Zusammenfassung: 10 Erkenntnisse
Zum Schluss zehn persönliche Lektionen aus Mariann Edgar Buddes Buch «How We Learn To Be Brave»:
- Einen Schritt nach dem anderen zu tun, ist genug.
- Wenn man gut hinhört, lernt man zu unterscheiden, ob es Zeit ist, zu gehen oder zu bleiben.
- Mut bedeutet, dem nachzugehen, von dem man längst weiss, dass es richtig ist. Ungeachtet der Folgen.
- Es ist normal, nach einem «entscheidenden Moment» in ein Loch zu fallen.
- Manchmal sind es die ganz kleinen, unscheinbaren Entscheidungen in Treue zur eigenen Überzeugung, die zu etwas viel Grösserem hinführen.
- Unzählige Situationen der Geschichte schienen aussichtslos, wurden jedoch durch Menschen, die innerhalb ihrer Möglichkeiten aufstanden, massgeblich verändert.
- Ganz gewöhnliche Menschen können zu wichtigen Leitungspersonen werden.
- Sich mit anderen zusammenzutun, ist essenziell. Niemand bewirkt alleine Grosses.

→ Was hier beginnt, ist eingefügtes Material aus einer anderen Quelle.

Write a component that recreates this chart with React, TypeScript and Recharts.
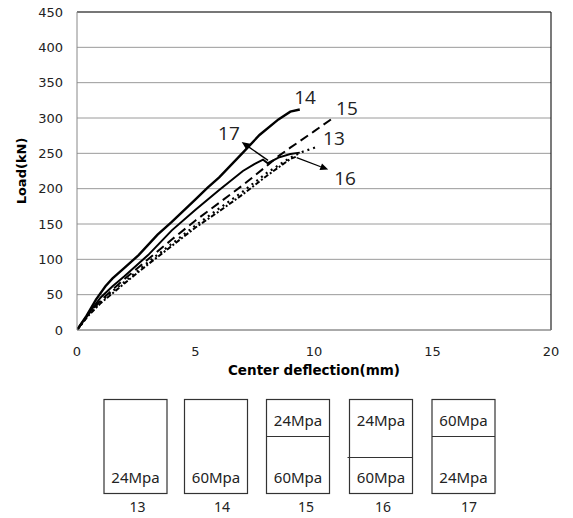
import React from 'react';
import {
  LineChart,
  Line,
  CartesianGrid,
  XAxis,
  YAxis,
  ReferenceLine,
  ReferenceDot,
} from 'recharts';

// load-deflection curves, one pair of arrays per specimen
const defl13 = [0, 0.5, 1, 1.5, 2, 3, 4, 5, 6, 7, 8, 9, 9.5, 10.2];
const load13 = [0, 22, 40, 55, 68, 96, 122, 148, 172, 196, 222, 244, 252, 260];

const defl14 = [0, 0.4, 0.8, 1.2, 1.5, 2, 2.6, 3.4, 4, 5, 5.5, 6, 7, 7.7, 8.5, 9, 9.4];
const load14 = [0, 20, 43, 62, 73, 88, 106, 135, 153, 185, 201, 216, 251, 276, 298, 309, 312];

const defl15 = [0, 0.5, 1, 2, 3, 4, 5, 6, 7, 8, 8.5, 9, 10, 10.8];
const load15 = [0, 23, 42, 72, 100, 128, 155, 180, 205, 232, 246, 258, 281, 300];

const defl16 = [0, 0.5, 1, 2, 3, 4, 5, 6, 7, 8, 9, 9.3];
const load16 = [0, 21, 38, 66, 93, 119, 145, 168, 192, 218, 242, 246];

const defl17 = [0, 0.5, 1, 1.5, 2, 3, 4, 5, 6, 7, 7.5, 7.85, 8.05, 8.5, 9, 9.4];
const load17 = [0, 24, 46, 62, 76, 106, 141, 170, 198, 225, 235, 241, 236, 244, 249, 251];

const xTicks = [0, 5, 10, 15, 20];
const yTicks = [0, 50, 100, 150, 200, 250, 300, 350, 400, 450];

// curve labels [name, deflection, load]
const curveLabels: [string, number, number][] = [
  ['14', 9.62, 330],
  ['15', 11.39, 314],
  ['13', 10.84, 272],
  ['16', 11.31, 215],
  ['17', 6.41, 279],
];

// leader arrows [fromX, fromY, toX, toY]
const arrows: [number, number, number, number][] = [
  [8.06, 240, 6.95, 266],
  [9.27, 244, 10.6, 227],
];

// section sketches under the chart
const specimens = ['13', '14', '15', '16', '17'];
const topLayer = ['', '', '24Mpa', '24Mpa', '60Mpa'];
const bottomLayer = ['24Mpa', '60Mpa', '60Mpa', '60Mpa', '24Mpa'];
const splitAt = [null, null, 37, 58, 37];

const toPoints = (xs: number[], ys: number[]) => xs.map((x, i) => ({ x, y: ys[i] }));

const series = [
  { key: 's14', data: toPoints(defl14, load14), width: 2.4, dash: undefined },
  { key: 's17', data: toPoints(defl17, load17), width: 2, dash: undefined },
  { key: 's15', data: toPoints(defl15, load15), width: 2, dash: '9 5' },
  { key: 's13', data: toPoints(defl13, load13), width: 2.2, dash: '2 4' },
  { key: 's16', data: toPoints(defl16, load16), width: 2, dash: '5 2 2 2' },
];

const Arrow = (props: any) => {
  const { x1, y1, x2, y2 } = props;
  const a = Math.atan2(y2 - y1, x2 - x1);
  const len = 8;
  const w = 3.5;
  const bx = x2 - len * Math.cos(a);
  const by = y2 - len * Math.sin(a);
  const px = -Math.sin(a) * w;
  const py = Math.cos(a) * w;
  return (
    <g>
      <line x1={x1} y1={y1} x2={bx} y2={by} stroke="#000" strokeWidth={1.3} />
      <polygon points={`${x2},${y2} ${bx + px},${by + py} ${bx - px},${by - py}`} fill="#000" />
    </g>
  );
};

const tickStyle = { fontFamily: 'DejaVu Sans', fontSize: 13, fill: '#222' };

function Sections() {
  const boxW = 63;
  const lefts = [104, 184.5, 266.5, 349.5, 432];
  const numX = [137.5, 222, 306, 383, 469];
  const top = 399.5;
  const h = 94;
  return (
    <svg width={573} height={518} style={{ position: 'absolute', left: 0, top: 0 }}>
      {specimens.map((s, i) => {
        const x = lefts[i];
        const split = splitAt[i];
        const txt = { fontFamily: 'Noto Sans', fontSize: 15, fill: '#222', textAnchor: 'middle' as const };
        return (
          <g key={s}>
            <rect x={x} y={top} width={boxW} height={h} fill="none" stroke="#333" strokeWidth={1.2} />
            {split !== null && (
              <line x1={i === 3 ? x - 2 : x} x2={x + boxW} y1={top + split} y2={top + split} stroke="#333" strokeWidth={1.2} />
            )}
            {topLayer[i] && (
              <text x={x + boxW / 2} y={top + 26} {...txt}>
                {topLayer[i]}
              </text>
            )}
            <text x={x + boxW / 2} y={top + 83} {...txt}>
              {bottomLayer[i]}
            </text>
            <text x={numX[i]} y={512} {...txt} fontSize={14}>
              {s}
            </text>
          </g>
        );
      })}
    </svg>
  );
}

export default function App() {
  return (
    <div style={{ position: 'absolute', left: 0, top: 0, width: 573, height: 518, background: '#fff' }}>
      <Sections />
      <LineChart width={573} height={390} margin={{ top: 12, right: 22, left: 0, bottom: 10 }}>
        <CartesianGrid vertical={false} stroke="#9a9a9a" />
        <XAxis
          type="number"
          dataKey="x"
          domain={[0, 20]}
          ticks={xTicks}
          allowDataOverflow
          tickLine={false}
          tickSize={0}
          tickMargin={17}
          height={50}
          stroke="#888"
          tick={tickStyle}
          label={{
            value: 'Center deflection(mm)',
            position: 'insideBottom',
            offset: 5,
            style: { fontFamily: 'DejaVu Sans', fontWeight: 'bold', fontSize: 13.5, fill: '#000' },
          }}
        />
        <YAxis
          type="number"
          domain={[0, 450]}
          ticks={yTicks}
          allowDataOverflow
          tickLine={false}
          tickSize={0}
          tickMargin={14}
          width={77}
          stroke="#888"
          tick={tickStyle}
          label={{
            value: 'Load(kN)',
            angle: -90,
            position: 'insideLeft',
            offset: 21,
            style: { textAnchor: 'middle', fontFamily: 'DejaVu Sans', fontWeight: 'bold', fontSize: 13, fill: '#000' },
          }}
        />
        <ReferenceLine y={450} stroke="#222" strokeWidth={1.2} />
        <ReferenceLine x={20} stroke="#222" strokeWidth={1.2} />
        {series.map((s) => (
          <Line
            key={s.key}
            data={s.data}
            dataKey="y"
            type="linear"
            stroke="#000"
            strokeWidth={s.width}
            strokeDasharray={s.dash}
            dot={false}
            activeDot={false}
            isAnimationActive={false}
          />
        ))}
        {arrows.map(([x1, y1, x2, y2], i) => (
          <ReferenceLine
            key={'a' + i}
            segment={[
              { x: x1, y: y1 },
              { x: x2, y: y2 },
            ]}
            shape={Arrow}
          />
        ))}
        {curveLabels.map(([name, x, y]) => (
          <ReferenceDot
            key={name}
            x={x}
            y={y}
            r={1}
            fill="none"
            stroke="none"
            label={{ value: name, position: 'center', fontFamily: 'Open Sans', fontSize: 19, fill: '#222' }}
          />
        ))}
      </LineChart>
    </div>
  );
}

- Veränderung kann eher erreicht werden, wenn man versteht, an welchem Punkt das Gegenüber steht. (Hier nimmt Budde Bezug auf die sogenannte «Diffusionstheorie», die beschreibt, wie Innovationen oder Ideen sich verbreiten.)
- Gebet um Veränderung in der Welt verändert vor allem eines: das eigene Herz.
Mariann Edgar Budde: «How We Learn To Be Brave» (Avery, 2023). Auch als Hörbuch bei Audible erhältlich.
[1] Buddes sehr hörenswerte Predigt behandelte die Frage, wie die Bevölkerung eines gespaltenes Landes trotz aller Verschiedenheiten Einheit erlangen könnte, um trotz politischer Uneinigkeit ein gutes Zusammenleben für alle zu sichern. Sie dauert 15 Minuten und ist hier in voller Länge als Video zu sehen. (Über die Video-Einstellungen können automatisch generierte deutsche Untertitel eingeblendet werden.)
1 Gedanke zu „Anleitung zum Mutigsein: 10 Lektionen aus Mariann Edgar Buddes Buch“
Danke für den Artikel! Ihre 10 Erkenntnisse sind ja nicht bahnbrechend neu, aber (wie ich glaube) noch längst nicht verankert genug im kollektiven wie im individuellen (meinem) Denken.